L’ANIMALE RACCONTA LA SESSUALITÀ E LA RICERCA INTERIORE
Negli ultimi tempi di film che hanno indagato l’adolescenza e la scoperta della propria sessualità se ne sono visti molti: basti ricordare, tra i più famosi, Chiamami Col Tuo Nome, Tuo, Simon, La Diseducazione Di Cameron Post o anche Boy Erased. Se però gli ultimi due spostano l’attenzione sui campi di conversione disseminati in tutta America riuscendo, con successo, a evidenziare le falle e a portare a galla le ipocrisie, pellicole come quelle di Guadagnino mettono sotto la lente d’ingrandimento sia i momenti di introspezione che il bagaglio di insicurezze, dolori e speranze con cui ci imbarchiamo nei primi amori. Tutto questo lo ritroviamo anche in L’Animale quando Mati incontra Carla, una delle poche ragazze capace di tenere testa ai suoi amici strafottenti. All’inizio è difficile trovare un punto di contatto, la parola giusta, il modo più veloce per spostare un po’ la maschera e far vedere all’altra che sotto c’è una persona che sa e vuole essere diversa. Basta un attimo per capire che quello di Mati è un risveglio sessuale, una fascinazione il cui unico risultato sarà elevare quell’amicizia ad una serie di momenti più intimi e, per questo motivo, più preziosi.

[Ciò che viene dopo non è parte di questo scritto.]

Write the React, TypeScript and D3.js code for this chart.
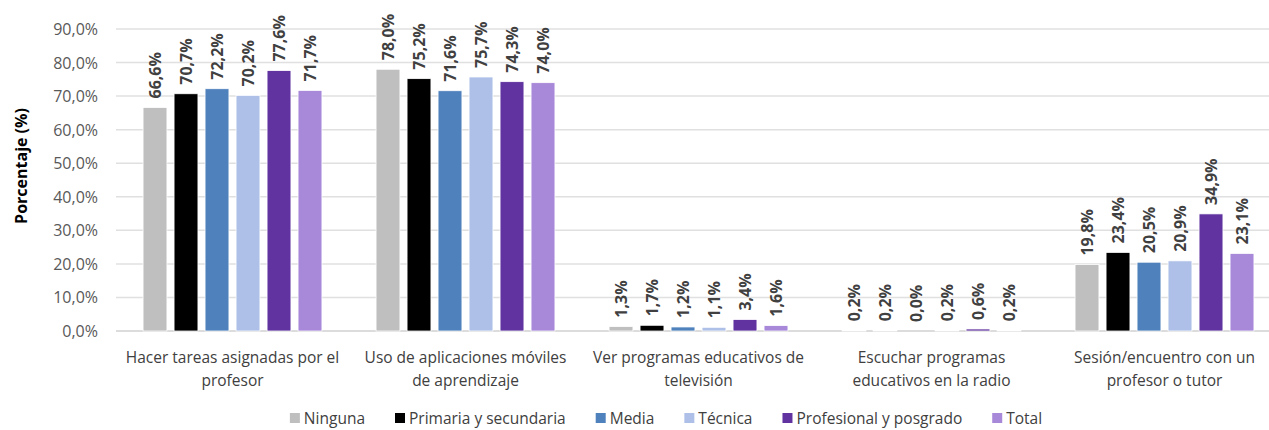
import React from "react";
import * as d3 from "d3";

const categories = [
  ["Hacer tareas asignadas por el", "profesor"],
  ["Uso de aplicaciones móviles", "de aprendizaje"],
  ["Ver programas educativos de", "televisión"],
  ["Escuchar programas", "educativos en la radio"],
  ["Sesión/encuentro con un", "profesor o tutor"],
];

const seriesNames = [
  "Ninguna",
  "Primaria y secundaria",
  "Media",
  "Técnica",
  "Profesional y posgrado",
  "Total",
];

const seriesColors = ["#BFBFBF", "#000000", "#4F81BD", "#AEC0E8", "#6033A0", "#A888D9"];

// values per series, one per category (percent)
const ninguna = [66.6, 78.0, 1.3, 0.2, 19.8];
const primaria = [70.7, 75.2, 1.7, 0.2, 23.4];
const media = [72.2, 71.6, 1.2, 0.0, 20.5];
const tecnica = [70.2, 75.7, 1.1, 0.2, 20.9];
const profesional = [77.6, 74.3, 3.4, 0.6, 34.9];
const total = [71.7, 74.0, 1.6, 0.2, 23.1];

const seriesValues = [ninguna, primaria, media, tecnica, profesional, total];

const yTicks = [0, 10, 20, 30, 40, 50, 60, 70, 80, 90];

const FONT = "'Open Sans', 'Noto Sans', sans-serif";

const locale = d3.formatLocale({
  decimal: ",",
  thousands: ".",
  grouping: [3],
  currency: ["", "€"],
});
const fmt = (v: number) => locale.format(".1f")(v) + "%";

const measure = (() => {
  let ctx: CanvasRenderingContext2D | null = null;
  return (txt: string, font: string) => {
    if (!ctx) ctx = document.createElement("canvas").getContext("2d");
    if (!ctx) return txt.length * 8;
    ctx.font = font;
    return ctx.measureText(txt).width;
  };
})();

export default function App() {
  const width = 1269;
  const height = 430;
  const left = 116;
  const right = 1281;
  const top = 29;
  const bottom = 331;

  const x0 = d3
    .scaleBand<number>()
    .domain(d3.range(categories.length))
    .range([left, right]);

  const x1 = d3
    .scaleBand<number>()
    .domain(d3.range(seriesNames.length))
    .range([23.5, x0.bandwidth() - 23.5])
    .paddingInner(0.23)
    .paddingOuter(0.115);

  const y = d3.scaleLinear().domain([0, 90]).range([bottom, top]);

  // legend layout
  const legendFont = `15.5px ${FONT}`;
  const sq = 10;
  const gapText = 4;
  const gapItem = 30;
  const widths = seriesNames.map((n) => sq + gapText + measure(n, legendFont));
  const legendTotal = d3.sum(widths) + gapItem * (widths.length - 1);
  const legendCenter = 666;
  let lx = legendCenter - legendTotal / 2;
  const legendPos = widths.map((w) => {
    const p = lx;
    lx += w + gapItem;
    return p;
  });

  return (
    <svg
      width={width}
      height={height}
      style={{ position: "absolute", left: 0, top: 0, background: "#fff" }}
      fontFamily={FONT}
    >
      {/* gridlines */}
      {yTicks.map((t) => (
        <g key={t}>
          <line
            x1={left}
            x2={right}
            y1={y(t)}
            y2={y(t)}
            stroke={t === 0 ? "#D0D0D0" : "#E0E0E0"}
            strokeWidth={1.5}
          />
          <text
            x={98}
            y={y(t)}
            textAnchor="end"
            dominantBaseline="central"
            fontSize={16}
            fill="#595959"
          >
            {fmt(t)}
          </text>
        </g>
      ))}

      <text
        transform={`translate(21,166) rotate(-90)`}
        textAnchor="middle"
        dominantBaseline="central"
        fontSize={16}
        fontWeight="bold"
        fill="#000"
      >
        Porcentaje (%)
      </text>

      {/* bars */}
      {categories.map((c, ci) => (
        <g key={ci} transform={`translate(${x0(ci)},0)`}>
          {seriesValues.map((vals, si) => {
            const v = vals[ci];
            const bx = x1(si) as number;
            const bw = x1.bandwidth();
            const cx = bx + bw / 2;
            return (
              <g key={si}>
                <rect
                  x={bx}
                  y={y(v)}
                  width={bw}
                  height={Math.max(0, y(0) - y(v))}
                  fill={seriesColors[si]}
                  stroke="#fff"
                  strokeWidth={0.75}
                />
                <text
                  transform={`translate(${cx},${y(v) - 9}) rotate(-90)`}
                  dominantBaseline="central"
                  fontSize={16}
                  fontWeight="bold"
                  fill="#404040"
                >
                  {fmt(v)}
                </text>
              </g>
            );
          })}
          {c.map((line, li) => (
            <text
              key={li}
              x={x0.bandwidth() / 2}
              y={357 + li * 23}
              textAnchor="middle"
              dominantBaseline="central"
              fontSize={15.5}
              fill="#404040"
            >
              {line}
            </text>
          ))}
        </g>
      ))}

      {/* legend */}
      {seriesNames.map((n, i) => (
        <g key={n} transform={`translate(${legendPos[i]},418)`}>
          <rect x={0} y={-sq / 2} width={sq} height={sq} fill={seriesColors[i]} />
          <text
            x={sq + gapText}
            y={0}
            dominantBaseline="central"
            fontSize={15.5}
            fill="#404040"
          >
            {n}
          </text>
        </g>
      ))}
    </svg>
  );
}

Ma L’Animale non è interessato solamente alla storia di Mati. Mückstein ci regala infatti uno spaccato realistico di giovani che tante volte abbiamo sentito definire “problematici”, che preferiscono iniziare una rissa dopo aver palpeggiato troppo una ragazza per poi sfogare le proprie pulsioni in sella a una moto. Spacconi in gruppo ma fragili quando da soli devono fare i conti con sentimenti e rifiuti, cullati dal pulsare ritmico della musica in discoteca (in alcune delle scene più riuscite del film) con i loro movimenti frenetici, gli occhi chiusi e la necessità di fuggire per qualche ora da loro stessi. La scoperta di se stessi e il venire a patti con una parte di noi che abbiamo sempre minimizzato non è però qualcosa che interessa solo Mati e i suoi amici ma anche il padre della ragazza, un uomo ormai lontano dalla sua adolescenza ma ancora incapace di fare i conti con la propria sessualità. Il suo è forse il percorso più doloroso: se Mati ha dalla sua la forza di perseverare nelle proprie scelte e quella sicurezza un po’ ingenua di quando siamo giovani, il padre è ormai perfettamente imbrigliato dalla società e preferisce vivere una vita di sotterfugi piuttosto che abbracciare in pieno il suo vero io.
Intrecciando e portando avanti le storie dei suoi vari personaggi, L’Animale segue con delicatezza e sicurezza la propria rotta fino a convergere in un punto di svolta tanto emozionante per quanto inaspettato nella sua esecuzione, un punto in cui il titolo del lungometraggio assume ancora più significato e la coralità raggiunge letteralmente il suo apice. Nonostante un finale leggermente debole che lascia troppe cose inesplorate, complessivamente questa seconda opera di Mückstein è un prodotto ben realizzato che si inserisce nel filone di film sulle difficoltà dei giovani nell’adeguarsi ad un mondo che fa di tutto per mettergli addosso vestiti troppo stretti.